Brief Overview of the E-Discovery Process
Best illustrated by the EDRM Project’s (www.edrm.net) reference model, e-discovery has a number of distinct phases, each of which describes the steps which must be taken with electronically stored information (or ESI) from the outset of litigation all the way through trial. These steps includeinformation management, identification, preservation, collection, processing, review, analysis, production and presentation. Perhaps not surprisingly, most of these stages—basically from information management through processing plus production and presentation as well—require little to no attorney time, as these functions can and often must be handled by more technologically savvy IT personnel with minimal legal oversight. While IT personnel are not inexpensive, they are far less expensive than their attorney counterparts and are also far more comfortable automating as many processes as possible, which helps keep the costs from these stages relatively low. The net result of these circumstances is that the majority of e-discovery stages (essentially all stages except review) represent just a fraction—roughly 30%—of the cost of the entire e-discovery spectrum. (For clarity, review is the step at which attorneys literally read each document to discern the document’s meaning and importance to the case, which allows them to appropriately "tag" or code each document along several parameters like privilege, responsiveness, relationship to issues, etc.). Simply put, attorneys are expensive, so it stands to reason that a process requiring a significant amount of their time would similarly be quite costly, representing fully 70% of the cost of the entire e-discovery spectrum.

Review 1.0

Exacerbating the situation is a phenomenon we’ll call "review 1.0," which is simple to explain but lethal to clients and outside counsel trying to keep e-discovery costs under control: today’s review attorneys use processes and tools that were created in yesteryear’s paper-driven environment to review today’s electronic documents in a digital world. The result is predictable: not only are e-discovery bills skyrocketing, but the percentage of these bills being driven by the review stage is actually going up, not down. The core challenge represented by the review stage is that we are all creating more and more data, much of which must be eyeballed by a competent attorney. No amount of deduplication or email threading will change this fact.

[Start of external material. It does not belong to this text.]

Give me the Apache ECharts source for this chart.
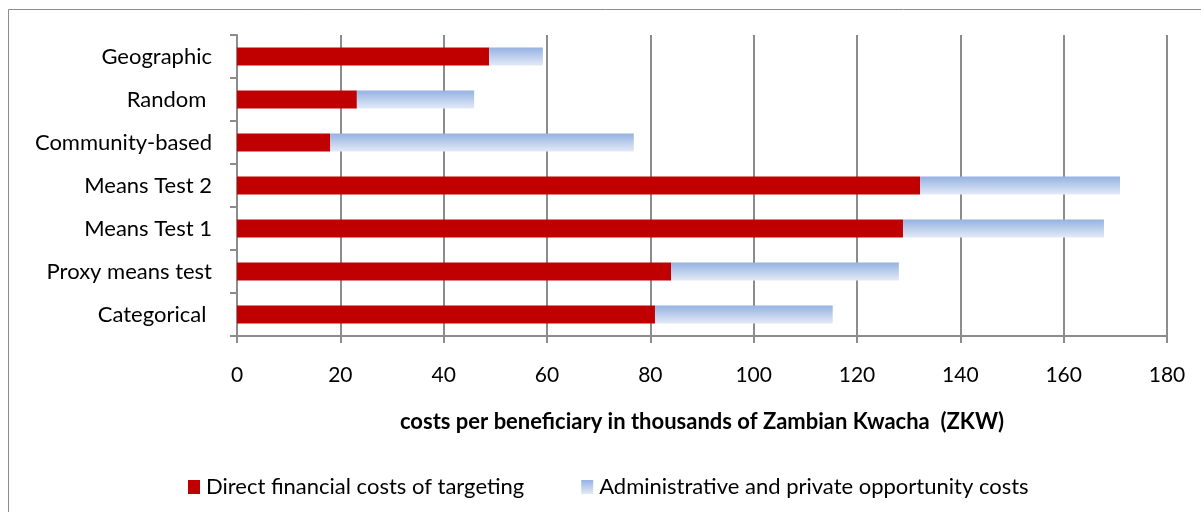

The ramifications of review 1.0’s overly manual, time-consuming and inefficient nature are numerous and significant. Using review 1.0 tools, a typical review process requires several "passes" (i.e. instances of looking at each document for different reasons) through a single document collection—which is highly inefficient and extremely expensive, especially with large collections of millions of documents. To make matters worse, with each pass at each document attorneys must "recreate the wheel" by re-reading significant portions of the document to (again) discern what each document is about in order to conclude its meaning and value for whatever the typical pass involves. In other words, reviewers must recreate context for each document every time the document is reviewed. Additionally, review 1.0 tools require attorneys to individually code each document on each and every relevant parameter time and again.